Texto publicado por SUEÑOS;

inteligencia del alma:

PERDÓN

Acusar a los demás de los propios infortunios es un signo de falta de
educación. Acusarse a uno mismo demuestra que la educación ha comenzado.
No acusarse uno mismo ni acusar a los demás demuestra que la educación
ha sido completada. Epícteto.

Lo que recibimos de los demás es, en gran medida, consecuencia de lo que
emitimos. Sin embargo, cuando no aceptamos esta ley, tratamos de
evadirnos culpabilizando a los otros de nuestras desgracias y diciendo:
"cómo es de ruin", "lo que me ha hecho", "el mundo es injusto".

En realidad, "la culpa" es un programa virus que intoxica a la persona
que lo sufre, haciéndola sentir amenazada y merecedora de castigo. Es
por ello que dicho programa de culpa es tratado como una "patata
caliente" que ha que pasar rápidamente a otra mano porque arde y aprieta.

La educación integral de un ser humano consiste en posibilitar la
transformación de los actos automáticos y reactivos en libres y
voluntarios. Se trata de hacer devenir conscientes tanto los propios
procesos mentales como las acciones que, anteriormente, eran
inconscientes. Al poco tiempo de realizar dicho entrenamiento, las
personas dejan de ser buenas o malas para ser consideradas, simplemente,
personas con programas mentales más o menos aptos.

Conforme la educación avanza, logramos entender que tenemos una cierta
responsabilidad en lo que nos acontece, tal vez, porque comenzamos a
pensar que "si no nos gusta lo que recibimos, conviene prestar atención
a lo que emitimos". Una consideración que nos obliga a mantener atención
sostenida hacia nuestras actitudes que, a su vez, parecen ser las
causantes principales de una gran parte de lo que nos sucede.

Conforme evolucionamos, terminamos por aceptar nuestra sombra y darnos
cuenta de que tenemos que vivir con nuestros errores, nuestras
limitaciones y aspectos que nos perturban.

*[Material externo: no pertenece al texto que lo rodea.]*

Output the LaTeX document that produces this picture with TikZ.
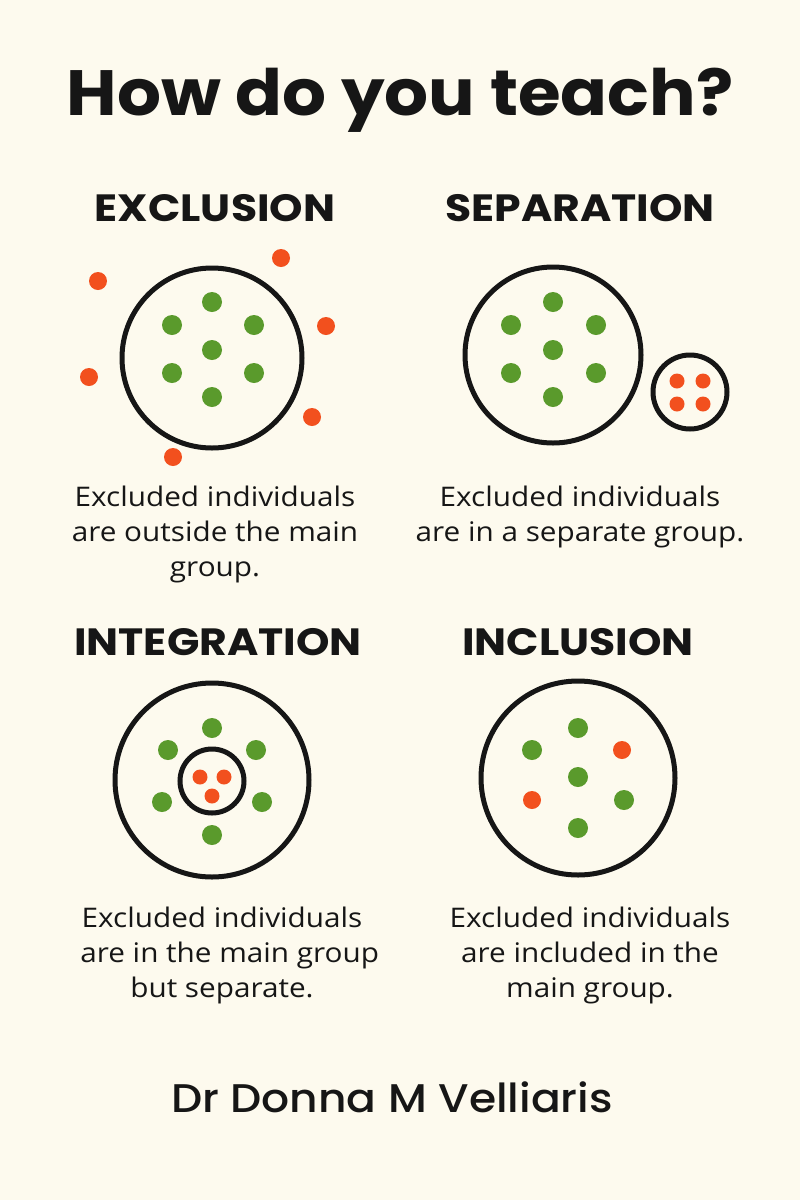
\documentclass[tikz,border=0pt]{standalone}
\usepackage{fontspec}
\setmainfont{Open Sans}[FakeStretch=1.1]
\newfontfamily\hhfont{Poppins}[FakeStretch=1.12]
\newfontfamily\tfont{Poppins}[FakeStretch=1.08]
\newfontfamily\ffont{Poppins Medium}[FakeStretch=1.1]
\definecolor{bg}{HTML}{FDFAEE}
\definecolor{gr}{HTML}{5A9A2C}
\definecolor{rd}{HTML}{F2501E}
\definecolor{ink}{HTML}{161616}
\begin{document}
\begin{tikzpicture}[x=1pt,y=-1pt,
  g/.style={circle,fill=gr,minimum size=20pt,inner sep=0pt},
  r/.style={circle,fill=rd,minimum size=18pt,inner sep=0pt},
  rs/.style={circle,fill=rd,minimum size=15pt,inner sep=0pt},
  ring/.style={circle,draw=ink,line width=5pt,inner sep=0pt},
  hd/.style={font=\hhfont\fontsize{38}{40}\selectfont\bfseries,text=ink},
  tx/.style={font=\fontsize{27}{35}\selectfont,text=ink,align=center}]
\fill[bg] (0,0) rectangle (800,1200);
\useasboundingbox (0,0) rectangle (800,1200);
\node[font=\tfont\fontsize{64}{66}\selectfont\bfseries,text=ink] (title) at (400,100) {How do you teach?};
\node[hd] (h1) at (215,208) {EXCLUSION};
\node[hd] (h2) at (580,208) {SEPARATION};
\node[hd] (h3) at (218,642) {INTEGRATION};
\node[hd] (h4) at (578,642) {INCLUSION};
% exclusion
\node[ring,minimum size=180pt] (c1) at (212,358) {};
\foreach \p [count=\i] in {(212,302),(172,325),(254,325),(212,350),(172,373),(254,373),(212,397)} \node[g] (e\i) at \p {};
\foreach \p [count=\i] in {(98,281),(281,258),(326,326),(89,377),(312,417),(173,457)} \node[r] (x\i) at \p {};
% separation
\node[ring,minimum size=176pt] (c2) at (553,355) {};
\foreach \p [count=\i] in {(553,302),(511,325),(596,325),(553,350),(511,373),(596,373),(553,397)} \node[g] (s\i) at \p {};
\node[ring,minimum size=74pt] (c2b) at (690,392) {};
\foreach \p [count=\i] in {(677,381),(703,381),(677,404),(703,404)} \node[rs] (sr\i) at \p {};
% integration
\node[ring,minimum size=194pt] (c3) at (212,780) {};
\foreach \p [count=\i] in {(212,728),(168,750),(256,750),(162,802),(262,802),(212,835)} \node[g] (i\i) at \p {};
\node[ring,minimum size=64pt] (c3b) at (212,781) {};
\foreach \p [count=\i] in {(200,777),(224,777),(212,796)} \node[rs] (ir\i) at \p {};
% inclusion
\node[ring,minimum size=194pt] (c4) at (578,778) {};
\foreach \p [count=\i] in {(578,728),(532,750),(578,777),(624,800),(578,828)} \node[g] (n\i) at \p {};
\foreach \p [count=\i] in {(622,750),(532,800)} \node[r] (nr\i) at \p {};
% texts
\node[tx] (t1) at (215,534) {Excluded individuals\\are outside the main\\group.};
\node[tx] (t2) at (580,517) {Excluded individuals\\are in a separate group.};
\node[tx] (t3) at (222,955) {Excluded individuals\\\ \ are in the main group\\but separate.};
\node[tx] (t4) at (590,955) {Excluded individuals\\are included in the\\main group.};
\node[font=\ffont\fontsize{40}{42}\selectfont,text=ink] (ft) at (392,1097) {Dr Donna M Velliaris};
\end{tikzpicture}
\end{document}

Son momentos en los que se suprime el juicio condenatorio porque uno ya
se ha vivido desde casi todas las posiciones, con lo cual, relativiza
las posibles culpas y condenas que su mente proyecta. Se trata de un
paso evolutivo en el que ya no dedicamos atención a formas de aversión
ni a juicios críticos al otro, sino que la energía se reorienta hacia
las soluciones que la convivencia demanda.

Solamente llegamos a culpar a los demás cuando todavía nos seguimos
culpando a nosotros mismos. Sin embargo, cuando uno se acepta y perdona,
llegando a saber que somos inocentes y que no existe la culpa ni existe
culpable alguno en el Universo, se disuelve la rabia y se cierran las
heridas internas. Uno ha aprendido a comprenderse y, por extensión, a
comprender todo programa mental que el ser humano ejerce. Un grado de
lucidez que no le impide denunciar ni rechazar de su vida las conductas
que le molestan o incomodan. Ya no se confunde cuando aparta de su
entorno a personas cuyas maneras califica de insoportables, tal vez
porque sabe que nadie es culpable de "llevarlas puestas".

La tolerancia se ha convertido en una cuestión de convivencia entre
programas mentales que no tienen por qué generar condenas a la identidad
global de la persona. Un corazón que, paradójicamente, así piensa, se ha
librado del rencor y de la emoción reactiva. Y cuando a su vez, los
propios procesos mentales han sido ya observados, somos capaces de
entender la diversidad de motivaciones que en cada mente aflora. Un
momento en el que ya puede afirmarse que la educación ha sido consumada.